--- START OF Dataset content ---

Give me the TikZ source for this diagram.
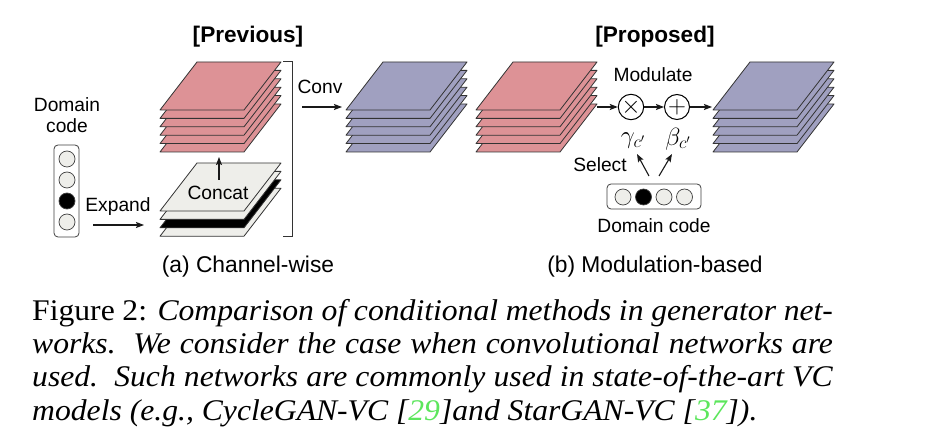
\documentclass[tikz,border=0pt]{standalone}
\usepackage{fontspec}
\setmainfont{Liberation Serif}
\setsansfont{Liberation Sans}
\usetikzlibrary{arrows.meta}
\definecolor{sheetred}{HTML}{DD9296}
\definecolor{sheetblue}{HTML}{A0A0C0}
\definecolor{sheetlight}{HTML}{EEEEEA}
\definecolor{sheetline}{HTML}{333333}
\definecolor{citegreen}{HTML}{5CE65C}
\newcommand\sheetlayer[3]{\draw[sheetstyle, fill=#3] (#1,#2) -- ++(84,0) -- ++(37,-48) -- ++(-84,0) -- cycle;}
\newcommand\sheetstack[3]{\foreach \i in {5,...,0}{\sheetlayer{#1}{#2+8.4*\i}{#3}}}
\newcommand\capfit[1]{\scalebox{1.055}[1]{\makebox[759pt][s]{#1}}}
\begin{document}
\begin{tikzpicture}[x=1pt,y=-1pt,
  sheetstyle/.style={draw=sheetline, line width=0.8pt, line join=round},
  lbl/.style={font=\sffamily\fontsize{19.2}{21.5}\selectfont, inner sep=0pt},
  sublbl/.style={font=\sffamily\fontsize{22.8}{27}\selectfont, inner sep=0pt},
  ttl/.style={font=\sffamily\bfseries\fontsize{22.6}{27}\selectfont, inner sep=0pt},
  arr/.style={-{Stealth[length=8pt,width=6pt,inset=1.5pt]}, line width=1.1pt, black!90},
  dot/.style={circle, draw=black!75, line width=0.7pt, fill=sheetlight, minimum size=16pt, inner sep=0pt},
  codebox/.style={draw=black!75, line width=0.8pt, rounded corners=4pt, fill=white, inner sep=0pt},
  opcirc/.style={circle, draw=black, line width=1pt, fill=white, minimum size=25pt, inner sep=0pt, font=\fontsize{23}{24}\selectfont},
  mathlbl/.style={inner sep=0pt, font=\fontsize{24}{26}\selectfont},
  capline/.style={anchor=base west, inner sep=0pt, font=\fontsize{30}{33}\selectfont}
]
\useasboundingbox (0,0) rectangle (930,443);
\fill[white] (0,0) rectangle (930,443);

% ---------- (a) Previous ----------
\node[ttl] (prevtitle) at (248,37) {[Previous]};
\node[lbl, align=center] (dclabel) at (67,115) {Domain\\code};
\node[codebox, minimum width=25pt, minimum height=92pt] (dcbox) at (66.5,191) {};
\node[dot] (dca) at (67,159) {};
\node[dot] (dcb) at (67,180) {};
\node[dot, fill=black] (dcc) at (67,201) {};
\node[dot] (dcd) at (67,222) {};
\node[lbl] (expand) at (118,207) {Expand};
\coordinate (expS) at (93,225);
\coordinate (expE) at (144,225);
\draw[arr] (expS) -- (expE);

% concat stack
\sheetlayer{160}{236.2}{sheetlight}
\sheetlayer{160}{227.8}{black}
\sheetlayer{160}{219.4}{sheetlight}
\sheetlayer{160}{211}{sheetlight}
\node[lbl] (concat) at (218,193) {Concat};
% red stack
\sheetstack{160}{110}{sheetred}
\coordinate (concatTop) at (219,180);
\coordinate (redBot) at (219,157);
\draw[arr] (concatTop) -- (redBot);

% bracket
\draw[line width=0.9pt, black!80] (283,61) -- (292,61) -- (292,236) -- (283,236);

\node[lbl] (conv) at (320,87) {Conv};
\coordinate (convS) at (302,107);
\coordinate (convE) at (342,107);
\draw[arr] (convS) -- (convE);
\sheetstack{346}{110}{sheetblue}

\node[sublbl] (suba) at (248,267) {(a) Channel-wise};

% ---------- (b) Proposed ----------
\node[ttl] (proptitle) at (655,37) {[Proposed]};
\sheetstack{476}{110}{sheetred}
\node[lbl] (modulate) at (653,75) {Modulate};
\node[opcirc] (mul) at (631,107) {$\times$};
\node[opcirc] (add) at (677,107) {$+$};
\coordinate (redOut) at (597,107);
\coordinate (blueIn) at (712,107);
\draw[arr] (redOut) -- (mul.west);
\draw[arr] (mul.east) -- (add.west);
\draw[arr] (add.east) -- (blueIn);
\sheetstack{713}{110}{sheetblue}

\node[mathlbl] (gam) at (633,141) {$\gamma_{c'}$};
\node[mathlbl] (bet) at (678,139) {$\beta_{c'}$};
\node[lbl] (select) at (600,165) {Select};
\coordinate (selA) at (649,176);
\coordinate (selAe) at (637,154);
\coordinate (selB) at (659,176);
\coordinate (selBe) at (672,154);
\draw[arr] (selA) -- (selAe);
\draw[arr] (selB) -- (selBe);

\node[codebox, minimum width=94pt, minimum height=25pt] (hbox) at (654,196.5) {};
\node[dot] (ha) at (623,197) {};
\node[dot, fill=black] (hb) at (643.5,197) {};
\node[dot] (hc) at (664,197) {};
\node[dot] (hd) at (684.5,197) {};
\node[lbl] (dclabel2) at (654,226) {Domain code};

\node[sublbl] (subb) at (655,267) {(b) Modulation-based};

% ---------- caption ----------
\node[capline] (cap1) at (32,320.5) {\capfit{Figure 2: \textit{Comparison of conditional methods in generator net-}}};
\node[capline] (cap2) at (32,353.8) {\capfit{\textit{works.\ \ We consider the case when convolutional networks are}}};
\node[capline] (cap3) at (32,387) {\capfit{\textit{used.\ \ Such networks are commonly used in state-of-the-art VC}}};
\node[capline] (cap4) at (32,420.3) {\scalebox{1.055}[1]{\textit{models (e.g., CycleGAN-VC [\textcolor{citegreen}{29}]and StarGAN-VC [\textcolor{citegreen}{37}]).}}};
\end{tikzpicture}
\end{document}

--- END OF Dataset content ---

Task to carry out ->
Output a faithful copy of the data, with each picture left out.

Task output ->
Give me the TikZ source for this diagram.
\documentclass[tikz,border=0pt]{standalone}
\usepackage{fontspec}
\setmainfont{Liberation Serif}
\setsansfont{Liberation Sans}
\usetikzlibrary{arrows.meta}
\definecolor{sheetred}{HTML}{DD9296}
\definecolor{sheetblue}{HTML}{A0A0C0}
\definecolor{sheetlight}{HTML}{EEEEEA}
\definecolor{sheetline}{HTML}{333333}
\definecolor{citegreen}{HTML}{5CE65C}
\newcommand\sheetlayer[3]{\draw[sheetstyle, fill=#3] (#1,#2) -- ++(84,0) -- ++(37,-48) -- ++(-84,0) -- cycle;}
\newcommand\sheetstack[3]{\foreach \i in {5,...,0}{\sheetlayer{#1}{#2+8.4*\i}{#3}}}
\newcommand\capfit[1]{\scalebox{1.055}[1]{\makebox[759pt][s]{#1}}}
\begin{document}
\begin{tikzpicture}[x=1pt,y=-1pt,
  sheetstyle/.style={draw=sheetline, line width=0.8pt, line join=round},
  lbl/.style={font=\sffamily\fontsize{19.2}{21.5}\selectfont, inner sep=0pt},
  sublbl/.style={font=\sffamily\fontsize{22.8}{27}\selectfont, inner sep=0pt},
  ttl/.style={font=\sffamily\bfseries\fontsize{22.6}{27}\selectfont, inner sep=0pt},
  arr/.style={-{Stealth[length=8pt,width=6pt,inset=1.5pt]}, line width=1.1pt, black!90},
  dot/.style={circle, draw=black!75, line width=0.7pt, fill=sheetlight, minimum size=16pt, inner sep=0pt},
  codebox/.style={draw=black!75, line width=0.8pt, rounded corners=4pt, fill=white, inner sep=0pt},
  opcirc/.style={circle, draw=black, line width=1pt, fill=white, minimum size=25pt, inner sep=0pt, font=\fontsize{23}{24}\selectfont},
  mathlbl/.style={inner sep=0pt, font=\fontsize{24}{26}\selectfont},
  capline/.style={anchor=base west, inner sep=0pt, font=\fontsize{30}{33}\selectfont}
]
\useasboundingbox (0,0) rectangle (930,443);
\fill[white] (0,0) rectangle (930,443);

% ---------- (a) Previous ----------
\node[ttl] (prevtitle) at (248,37) {[Previous]};
\node[lbl, align=center] (dclabel) at (67,115) {Domain\\code};
\node[codebox, minimum width=25pt, minimum height=92pt] (dcbox) at (66.5,191) {};
\node[dot] (dca) at (67,159) {};
\node[dot] (dcb) at (67,180) {};
\node[dot, fill=black] (dcc) at (67,201) {};
\node[dot] (dcd) at (67,222) {};
\node[lbl] (expand) at (118,207) {Expand};
\coordinate (expS) at (93,225);
\coordinate (expE) at (144,225);
\draw[arr] (expS) -- (expE);

% concat stack
\sheetlayer{160}{236.2}{sheetlight}
\sheetlayer{160}{227.8}{black}
\sheetlayer{160}{219.4}{sheetlight}
\sheetlayer{160}{211}{sheetlight}
\node[lbl] (concat) at (218,193) {Concat};
% red stack
\sheetstack{160}{110}{sheetred}
\coordinate (concatTop) at (219,180);
\coordinate (redBot) at (219,157);
\draw[arr] (concatTop) -- (redBot);

% bracket
\draw[line width=0.9pt, black!80] (283,61) -- (292,61) -- (292,236) -- (283,236);

\node[lbl] (conv) at (320,87) {Conv};
\coordinate (convS) at (302,107);
\coordinate (convE) at (342,107);
\draw[arr] (convS) -- (convE);
\sheetstack{346}{110}{sheetblue}

\node[sublbl] (suba) at (248,267) {(a) Channel-wise};

% ---------- (b) Proposed ----------
\node[ttl] (proptitle) at (655,37) {[Proposed]};
\sheetstack{476}{110}{sheetred}
\node[lbl] (modulate) at (653,75) {Modulate};
\node[opcirc] (mul) at (631,107) {$\times$};
\node[opcirc] (add) at (677,107) {$+$};
\coordinate (redOut) at (597,107);
\coordinate (blueIn) at (712,107);
\draw[arr] (redOut) -- (mul.west);
\draw[arr] (mul.east) -- (add.west);
\draw[arr] (add.east) -- (blueIn);
\sheetstack{713}{110}{sheetblue}

\node[mathlbl] (gam) at (633,141) {$\gamma_{c'}$};
\node[mathlbl] (bet) at (678,139) {$\beta_{c'}$};
\node[lbl] (select) at (600,165) {Select};
\coordinate (selA) at (649,176);
\coordinate (selAe) at (637,154);
\coordinate (selB) at (659,176);
\coordinate (selBe) at (672,154);
\draw[arr] (selA) -- (selAe);
\draw[arr] (selB) -- (selBe);

\node[codebox, minimum width=94pt, minimum height=25pt] (hbox) at (654,196.5) {};
\node[dot] (ha) at (623,197) {};
\node[dot, fill=black] (hb) at (643.5,197) {};
\node[dot] (hc) at (664,197) {};
\node[dot] (hd) at (684.5,197) {};
\node[lbl] (dclabel2) at (654,226) {Domain code};

\node[sublbl] (subb) at (655,267) {(b) Modulation-based};

% ---------- caption ----------
\node[capline] (cap1) at (32,320.5) {\capfit{Figure 2: \textit{Comparison of conditional methods in generator net-}}};
\node[capline] (cap2) at (32,353.8) {\capfit{\textit{works.\ \ We consider the case when convolutional networks are}}};
\node[capline] (cap3) at (32,387) {\capfit{\textit{used.\ \ Such networks are commonly used in state-of-the-art VC}}};
\node[capline] (cap4) at (32,420.3) {\scalebox{1.055}[1]{\textit{models (e.g., CycleGAN-VC [\textcolor{citegreen}{29}]and StarGAN-VC [\textcolor{citegreen}{37}]).}}};
\end{tikzpicture}
\end{document}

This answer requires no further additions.